Real-time four-dimensional trajectory generation based on gain-scheduling control and a high-fidelity aircraft model

Aircraft ground movement plays a key role in improving airport efficiency, as it acts as a link to all other ground operations. Finding novel approaches to coordinate the movements of a fleet of aircraft at an airport in order to improve system resilience to disruptions with increasing autonomy is at the center of many key studies for airport airside operations. Moreover, autonomous taxiing is envisioned as a key component in future digitalized airports. However, state-of-the-art routing and scheduling algorithms for airport ground movements do not consider high-fidelity aircraft models at both the proactive and reactive planning phases.
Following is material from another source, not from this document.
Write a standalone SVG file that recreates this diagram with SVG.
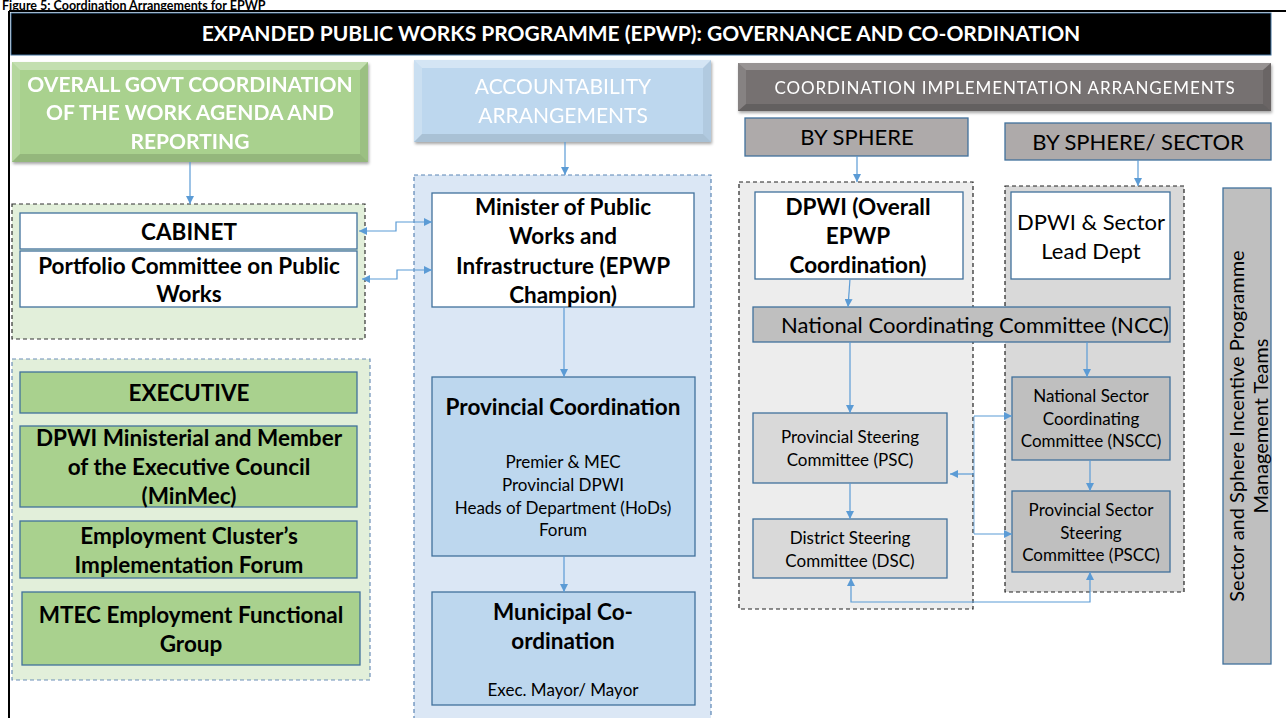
<svg xmlns="http://www.w3.org/2000/svg" width="1286" height="718" viewBox="0 0 1286 718">
<defs>
<marker id="ah" viewBox="0 0 10 10" refX="10" refY="5" markerWidth="8" markerHeight="8" markerUnits="userSpaceOnUse" orient="auto-start-reverse">
<path d="M0,0 L10,5 L0,10 z" fill="#5b9bd5"/>
</marker>
<filter id="sh" x="-5%" y="-5%" width="110%" height="120%">
<feDropShadow dx="1" dy="2" stdDeviation="1.5" flood-color="#000" flood-opacity="0.35"/>
</filter>
</defs>
<style>
text{font-family:Lato,"Open Sans","Liberation Sans",sans-serif;text-anchor:middle;}
.b{font-weight:bold;font-size:22.5px;}
.box{stroke:#41719c;stroke-width:1.3;}
.wht{fill:#ffffff;}
.grn{fill:#a9d18e;}
.blu{fill:#bdd7ee;}
.g1{fill:#d9d9d9;}
.g2{fill:#bfbfbf;}
.g3{fill:#aeaaaa;}
.cn{fill:none;stroke:#5b9bd5;stroke-width:1.2;}
.dash{stroke-dasharray:4 3;stroke-width:1.2;}
.t20{font-size:22px;}
.t15{font-size:17px;}
.hw{fill:#ffffff;}
</style>
<rect width="1286" height="718" fill="#ffffff"/>
<!-- caption -->
<text x="2" y="9.5" style="text-anchor:start;font-size:12.5px;font-weight:bold" fill="#000">Figure 5: Coordination Arrangements for EPWP</text>
<!-- frame -->
<line x1="9" y1="11" x2="1286" y2="11" stroke="#000" stroke-width="2"/>
<line x1="9" y1="11" x2="9" y2="718" stroke="#000" stroke-width="2"/>
<g id="title">
<rect x="11" y="13" width="1260" height="42" fill="#000" stroke="#41719c" stroke-width="1"/>
<text x="641" y="41" class="hw" style="font-size:21px;font-weight:bold">EXPANDED PUBLIC WORKS PROGRAMME (EPWP): GOVERNANCE AND CO-ORDINATION</text>
</g>
<!-- headers -->
<g id="hdr-green" filter="url(#sh)">
<rect x="12" y="62" width="356" height="100" fill="#a9d18e"/>
<polygon points="12,62 368,62 360,70 20,70" fill="#ffffff" opacity="0.3"/>
<polygon points="12,62 20,70 20,154 12,162" fill="#ffffff" opacity="0.15"/>
<polygon points="368,62 368,162 360,154 360,70" fill="#000" opacity="0.08"/>
<polygon points="12,162 368,162 360,154 20,154" fill="#000" opacity="0.12"/>
<text x="190" y="92" class="hw" style="font-size:21px;font-weight:bold">OVERALL GOVT COORDINATION</text>
<text x="190" y="120" class="hw" style="font-size:21px;font-weight:bold">OF THE WORK AGENDA AND</text>
<text x="190" y="149" class="hw" style="font-size:21px;font-weight:bold">REPORTING</text>
</g>
<g id="hdr-blue" filter="url(#sh)">
<rect x="414" y="60" width="297" height="82" fill="#bdd7ee"/>
<polygon points="414,60 711,60 703,68 422,68" fill="#ffffff" opacity="0.35"/>
<polygon points="414,60 422,68 422,134 414,142" fill="#ffffff" opacity="0.2"/>
<polygon points="711,60 711,142 703,134 703,68" fill="#000" opacity="0.06"/>
<polygon points="414,142 711,142 703,134 422,134" fill="#000" opacity="0.1"/>
<text x="563" y="94" class="hw" style="font-size:21px">ACCOUNTABILITY</text>
<text x="563" y="123" class="hw" style="font-size:21px">ARRANGEMENTS</text>
</g>
<g id="hdr-gray" filter="url(#sh)">
<rect x="738" y="63" width="533" height="48" fill="#767171"/>
<polygon points="738,63 1271,63 1263,70 746,70" fill="#ffffff" opacity="0.25"/>
<polygon points="738,63 746,70 746,104 738,111" fill="#ffffff" opacity="0.12"/>
<polygon points="1271,63 1271,111 1263,104 1263,70" fill="#000" opacity="0.1"/>
<polygon points="738,111 1271,111 1263,104 746,104" fill="#000" opacity="0.15"/>
<text x="1005" y="94" class="hw" style="font-size:17px;letter-spacing:0.9px">COORDINATION  IMPLEMENTATION  ARRANGEMENTS</text>
</g>
<g id="by-sphere">
<rect x="745" y="118" width="223" height="38" class="box g3"/>
<text x="857" y="145" class="t20">BY SPHERE</text>
</g>
<g id="by-sphere-sector">
<rect x="1005" y="123" width="266" height="37" class="box g3"/>
<text x="1138" y="150" class="t20">BY SPHERE/ SECTOR</text>
</g>
<!-- containers -->
<g id="grp-cabinet">
<rect x="12" y="204" width="353" height="135" fill="#e2efda" stroke="#333" class="dash"/>
</g>
<g id="grp-executive">
<rect x="12" y="359" width="358" height="321" fill="#e2efda" stroke="#6d8fb8" class="dash"/>
</g>
<g id="grp-accountability">
<rect x="414" y="175" width="297" height="560" fill="#dbe7f5" stroke="#5b85b5" class="dash"/>
</g>
<g id="grp-sphere">
<rect x="739" y="182" width="234" height="427" fill="#ededed" stroke="#222" class="dash"/>
</g>
<g id="grp-sector">
<rect x="1005" y="186" width="179" height="406" fill="#d9d9d9" stroke="#222" class="dash"/>
</g>
<!-- nodes -->
<g id="cabinet">
<rect x="20" y="213" width="337" height="36" class="box wht"/>
<text x="189" y="240" class="b">CABINET</text>
</g>
<g id="portfolio">
<rect x="20" y="251" width="337" height="56" class="box wht"/>
<text x="189" y="274" class="b">Portfolio Committee on Public</text>
<text x="189" y="302" class="b">Works</text>
</g>
<g id="executive">
<rect x="20" y="372" width="337" height="41" class="box grn"/>
<text x="189" y="401" class="b">EXECUTIVE</text>
</g>
<g id="minmec">
<rect x="20" y="426" width="337" height="81" class="box grn"/>
<text x="189" y="446" class="b">DPWI Ministerial and Member</text>
<text x="189" y="475" class="b">of the Executive Council</text>
<text x="189" y="504" class="b">(MinMec)</text>
</g>
<g id="cluster">
<rect x="20" y="521" width="337" height="57" class="box grn"/>
<text x="189" y="544" class="b">Employment Cluster’s</text>
<text x="189" y="573" class="b">Implementation Forum</text>
</g>
<g id="mtec">
<rect x="22" y="592" width="338" height="73" class="box grn"/>
<text x="191" y="623" class="b">MTEC Employment Functional</text>
<text x="191" y="652" class="b">Group</text>
</g>
<g id="minister">
<rect x="432" y="193" width="262" height="114" class="box wht"/>
<text x="563" y="215" class="b">Minister of Public</text>
<text x="563" y="244" class="b">Works and</text>
<text x="563" y="274" class="b">Infrastructure (EPWP</text>
<text x="563" y="303" class="b">Champion)</text>
</g>
<g id="provincial">
<rect x="432" y="377" width="263" height="179" class="box blu"/>
<text x="563" y="415" class="b">Provincial Coordination</text>
<text x="563" y="468" class="t15">Premier &amp; MEC</text>
<text x="563" y="491" class="t15">Provincial DPWI</text>
<text x="563" y="514" class="t15">Heads of Department (HoDs)</text>
<text x="563" y="536" class="t15">Forum</text>
</g>
<g id="municipal">
<rect x="432" y="592" width="263" height="113" class="box blu"/>
<text x="563" y="620" class="b">Municipal Co-</text>
<text x="563" y="649" class="b">ordination</text>
<text x="563" y="696" class="t15">Exec. Mayor/ Mayor</text>
</g>
<g id="dpwi-overall">
<rect x="755" y="192" width="208" height="87" class="box wht"/>
<text x="858" y="215" class="b">DPWI (Overall</text>
<text x="858" y="244" class="b">EPWP</text>
<text x="858" y="273" class="b">Coordination)</text>
</g>
<g id="dpwi-sector">
<rect x="1011" y="192" width="159" height="87" class="box wht"/>
<text x="1091" y="230" class="t20">DPWI &amp; Sector</text>
<text x="1091" y="259" class="t20">Lead Dept</text>
</g>
<g id="ncc">
<rect x="753" y="307" width="417" height="35" class="box g2"/>
<text x="975" y="333" class="t20">National Coordinating Committee (NCC)</text>
</g>
<g id="psc">
<rect x="753" y="413" width="194" height="70" class="box g1"/>
<text x="850" y="443" class="t15">Provincial Steering</text>
<text x="850" y="466" class="t15">Committee (PSC)</text>
</g>
<g id="dsc">
<rect x="753" y="519" width="194" height="59" class="box g1"/>
<text x="850" y="544" class="t15">District Steering</text>
<text x="850" y="567" class="t15">Committee (DSC)</text>
</g>
<g id="nscc">
<rect x="1012" y="377" width="158" height="83" class="box g2"/>
<text x="1091" y="402" class="t15">National Sector</text>
<text x="1091" y="425" class="t15">Coordinating</text>
<text x="1091" y="447" class="t15">Committee (NSCC)</text>
</g>
<g id="pscc">
<rect x="1012" y="491" width="158" height="81" class="box g2"/>
<text x="1091" y="516" class="t15">Provincial Sector</text>
<text x="1091" y="539" class="t15">Steering</text>
<text x="1091" y="561" class="t15">Committee (PSCC)</text>
</g>
<g id="mgmt-teams">
<rect x="1223" y="188" width="48" height="476" class="box g2"/>
<text transform="translate(1244,426) rotate(-90)" style="font-size:20px">Sector and Sphere Incentive Programme</text>
<text transform="translate(1268,426) rotate(-90)" style="font-size:20px">Management Teams</text>
</g>
<!-- connectors -->
<g id="connectors">
<path class="cn" d="M190,162 V204" marker-end="url(#ah)"/>
<path class="cn" d="M565,142 V175" marker-end="url(#ah)"/>
<path class="cn" d="M857,156 V182" marker-end="url(#ah)"/>
<path class="cn" d="M1138,160 V186" marker-end="url(#ah)"/>
<path class="cn" d="M359,231 H396 V222 H432" marker-start="url(#ah)" marker-end="url(#ah)"/>
<path class="cn" d="M362,279 H397 V270 H432" marker-start="url(#ah)" marker-end="url(#ah)"/>
<path class="cn" d="M564,307 V377" marker-end="url(#ah)"/>
<path class="cn" d="M564,556 V592" marker-end="url(#ah)"/>
<path class="cn" d="M850,279 L848,307" marker-end="url(#ah)"/>
<path class="cn" d="M850,342 V413" marker-end="url(#ah)"/>
<path class="cn" d="M850,483 V519" marker-end="url(#ah)"/>
<path class="cn" d="M1087,342 V377" marker-end="url(#ah)"/>
<path class="cn" d="M1090,460 V491" marker-end="url(#ah)"/>
<path class="cn" d="M974,474 H950" marker-end="url(#ah)"/>
<path class="cn" d="M974,416 V534" stroke-opacity="0.7"/>
<path class="cn" d="M974,416 H1012" marker-end="url(#ah)"/>
<path class="cn" d="M974,534 H1012" marker-end="url(#ah)"/>
<path class="cn" d="M851,578 V602 H1090 V572" marker-start="url(#ah)" marker-end="url(#ah)"/>
</g>
</svg>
The majority of such algorithms do not actively seek to optimize fuel efficiency and reduce harmful greenhouse gas emissions. This paper proposes a new approach for generating efficient four-dimensional trajectories (4DTs) on the basis of a high-fidelity aircraft model and gain-scheduling control strategy. Working in conjunction with a routing and scheduling algorithm that determines the taxi route, waypoints, and time deadlines, the proposed approach generates fuel-efficient 4DTs in real time, while respecting operational constraints. The proposed approach can be used in two contexts: ① as a reactive decision support tool to generate new trajectories that can resolve unprecedented events; and ② as an autopilot system for both partial and fully autonomous taxiing. The proposed methodology is realistic and simple to implement. Moreover, simulation studies show that the proposed approach is capable of providing an up to 11% reduction in the fuel consumed during the taxiing of a large Boeing 747 jumbo jet.